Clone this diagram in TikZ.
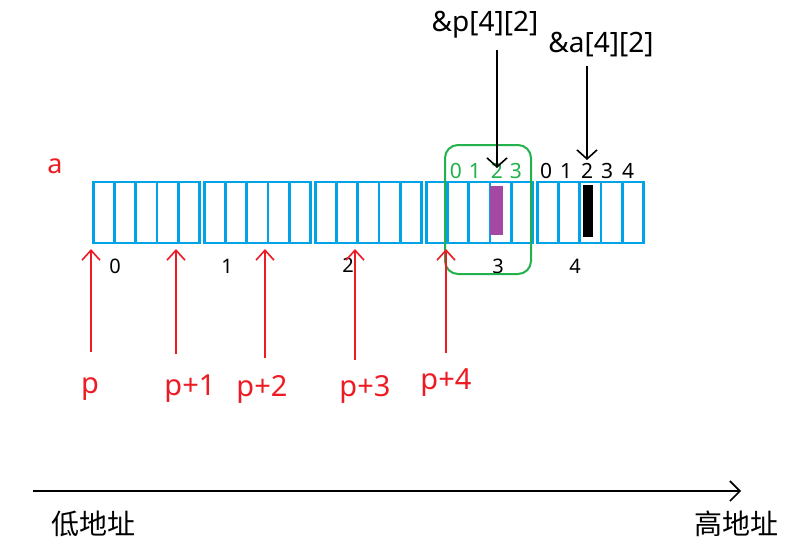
\documentclass[tikz,border=0pt]{standalone}
\usepackage{fontspec}
\setmainfont{Noto Sans}
\newfontfamily\cjk{Noto Sans CJK SC}
\usetikzlibrary{arrows.meta}
\definecolor{cellblue}{RGB}{0,162,232}
\definecolor{pred}{RGB}{237,28,36}
\definecolor{pgreen}{RGB}{34,177,76}
\definecolor{ppurple}{RGB}{163,73,164}
\begin{document}
\begin{tikzpicture}[x=1pt,y=-1pt,
  cell/.style={draw=cellblue,line width=2.8pt,minimum width=21.2pt,minimum height=61pt,inner sep=0pt,anchor=north west},
  ptr/.style={draw=pred,line width=1.6pt,-{Straight Barb[length=10pt,width=18pt,line width=1.6pt]}},
  blk/.style={draw=black,line width=1.6pt,-{Straight Barb[length=9pt,width=20pt,line width=1.6pt]}},
  redlbl/.style={text=pred,font=\fontsize{29}{32}\selectfont},
  idx/.style={font=\fontsize{20}{22}\selectfont},
  hand/.style={font=\fontsize{21}{22}\selectfont},
  addr/.style={font=\fontsize{28}{32}\selectfont}]
\useasboundingbox (0,0) rectangle (798,554);
\fill[white] (0,0) rectangle (798,554);
% cells
\foreach \b in {0,...,4}{
  \foreach \c in {0,...,4}{
    \node[cell] (c\b\c) at ({92+111*\b+21.2*\c},180.5) {};
  }
}
% bars
\fill[ppurple] (490,186) rectangle (503,235);
\fill[black] (583,185) rectangle (593,237);
% block indices
\node[idx] (i0) at (115,266) {0};
\node[idx] (i1) at (227,266) {1};
\node[idx] (i2) at (348,265) {2};
\node[idx] (i3) at (498,266) {3};
\node[idx] (i4) at (575,266) {4};
% green box
\node[draw=pgreen,line width=2pt,rounded corners=13pt,minimum width=86pt,minimum height=129pt,inner sep=0pt] (gbox) at (488,209.5) {};
\foreach \d/\x in {0/456,1/475,2/497,3/516}{
  \node[hand,text=pgreen] (g\d) at (\x,171) {\d};
}
\foreach \d/\x in {0/546,1/566,2/587,3/607,4/628}{
  \node[hand] (k\d) at (\x,171) {\d};
}
% label a
\node[text=pred,font=\fontsize{27}{30}\selectfont] (a) at (55,166) {a};
% pointer arrows
\foreach \n/\x/\t in {0/91/352,1/176/354,2/265/358,3/355/360,4/446/353}{
  \coordinate (s\n) at (\x,\t);
  \coordinate (e\n) at (\x,249);
  \draw[ptr] (s\n) -- (e\n);
}
\node[redlbl] (lp0) at (90,389) {p};
\node[redlbl] (lp1) at (190,389) {p+1};
\node[redlbl] (lp2) at (262,389) {p+2};
\node[redlbl] (lp3) at (365,389) {p+3};
\node[redlbl] (lp4) at (446,383) {p+4};
% top labels
\node[addr] (pa) at (485,25) {\&p[4][2]};
\node[addr] (aa) at (601,45) {\&a[4][2]};
\coordinate (pa1) at (497,50);
\coordinate (pa2) at (497,168);
\coordinate (aa1) at (587,66);
\coordinate (aa2) at (587,160);
\draw[blk] (pa1) -- (pa2);
\draw[blk] (aa1) -- (aa2);
% address axis
\coordinate (ax0) at (33,491);
\coordinate (ax1) at (741,491);
\draw[line width=1.6pt,-{Straight Barb[length=10pt,width=20pt,line width=1.6pt]}] (ax0) -- (ax1);
\node[font=\cjk\fontsize{28}{30}\selectfont] (lo) at (93,524) {低地址};
\node[font=\cjk\fontsize{28}{30}\selectfont] (hi) at (736,524) {高地址};
\end{tikzpicture}
\end{document}
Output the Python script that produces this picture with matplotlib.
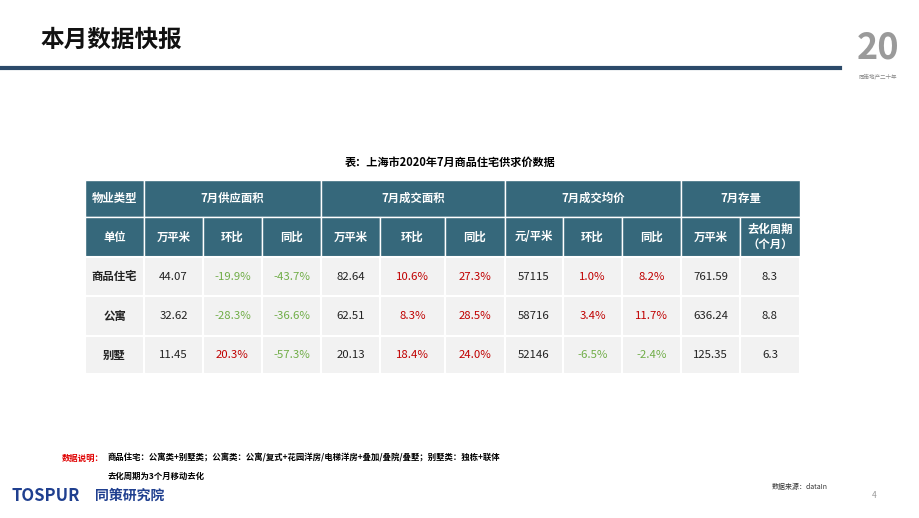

* DO THIS *
All the records need to be repeated exactly, with the images dropped.

* WRITTEN ANSWER *
Clone this diagram in TikZ.
\documentclass[tikz,border=0pt]{standalone}
\usepackage{fontspec}
\setmainfont{Noto Sans}
\newfontfamily\cjk{Noto Sans CJK SC}
\usetikzlibrary{arrows.meta}
\definecolor{cellblue}{RGB}{0,162,232}
\definecolor{pred}{RGB}{237,28,36}
\definecolor{pgreen}{RGB}{34,177,76}
\definecolor{ppurple}{RGB}{163,73,164}
\begin{document}
\begin{tikzpicture}[x=1pt,y=-1pt,
  cell/.style={draw=cellblue,line width=2.8pt,minimum width=21.2pt,minimum height=61pt,inner sep=0pt,anchor=north west},
  ptr/.style={draw=pred,line width=1.6pt,-{Straight Barb[length=10pt,width=18pt,line width=1.6pt]}},
  blk/.style={draw=black,line width=1.6pt,-{Straight Barb[length=9pt,width=20pt,line width=1.6pt]}},
  redlbl/.style={text=pred,font=\fontsize{29}{32}\selectfont},
  idx/.style={font=\fontsize{20}{22}\selectfont},
  hand/.style={font=\fontsize{21}{22}\selectfont},
  addr/.style={font=\fontsize{28}{32}\selectfont}]
\useasboundingbox (0,0) rectangle (798,554);
\fill[white] (0,0) rectangle (798,554);
% cells
\foreach \b in {0,...,4}{
  \foreach \c in {0,...,4}{
    \node[cell] (c\b\c) at ({92+111*\b+21.2*\c},180.5) {};
  }
}
% bars
\fill[ppurple] (490,186) rectangle (503,235);
\fill[black] (583,185) rectangle (593,237);
% block indices
\node[idx] (i0) at (115,266) {0};
\node[idx] (i1) at (227,266) {1};
\node[idx] (i2) at (348,265) {2};
\node[idx] (i3) at (498,266) {3};
\node[idx] (i4) at (575,266) {4};
% green box
\node[draw=pgreen,line width=2pt,rounded corners=13pt,minimum width=86pt,minimum height=129pt,inner sep=0pt] (gbox) at (488,209.5) {};
\foreach \d/\x in {0/456,1/475,2/497,3/516}{
  \node[hand,text=pgreen] (g\d) at (\x,171) {\d};
}
\foreach \d/\x in {0/546,1/566,2/587,3/607,4/628}{
  \node[hand] (k\d) at (\x,171) {\d};
}
% label a
\node[text=pred,font=\fontsize{27}{30}\selectfont] (a) at (55,166) {a};
% pointer arrows
\foreach \n/\x/\t in {0/91/352,1/176/354,2/265/358,3/355/360,4/446/353}{
  \coordinate (s\n) at (\x,\t);
  \coordinate (e\n) at (\x,249);
  \draw[ptr] (s\n) -- (e\n);
}
\node[redlbl] (lp0) at (90,389) {p};
\node[redlbl] (lp1) at (190,389) {p+1};
\node[redlbl] (lp2) at (262,389) {p+2};
\node[redlbl] (lp3) at (365,389) {p+3};
\node[redlbl] (lp4) at (446,383) {p+4};
% top labels
\node[addr] (pa) at (485,25) {\&p[4][2]};
\node[addr] (aa) at (601,45) {\&a[4][2]};
\coordinate (pa1) at (497,50);
\coordinate (pa2) at (497,168);
\coordinate (aa1) at (587,66);
\coordinate (aa2) at (587,160);
\draw[blk] (pa1) -- (pa2);
\draw[blk] (aa1) -- (aa2);
% address axis
\coordinate (ax0) at (33,491);
\coordinate (ax1) at (741,491);
\draw[line width=1.6pt,-{Straight Barb[length=10pt,width=20pt,line width=1.6pt]}] (ax0) -- (ax1);
\node[font=\cjk\fontsize{28}{30}\selectfont] (lo) at (93,524) {低地址};
\node[font=\cjk\fontsize{28}{30}\selectfont] (hi) at (736,524) {高地址};
\end{tikzpicture}
\end{document}
Output the Python script that produces this picture with matplotlib.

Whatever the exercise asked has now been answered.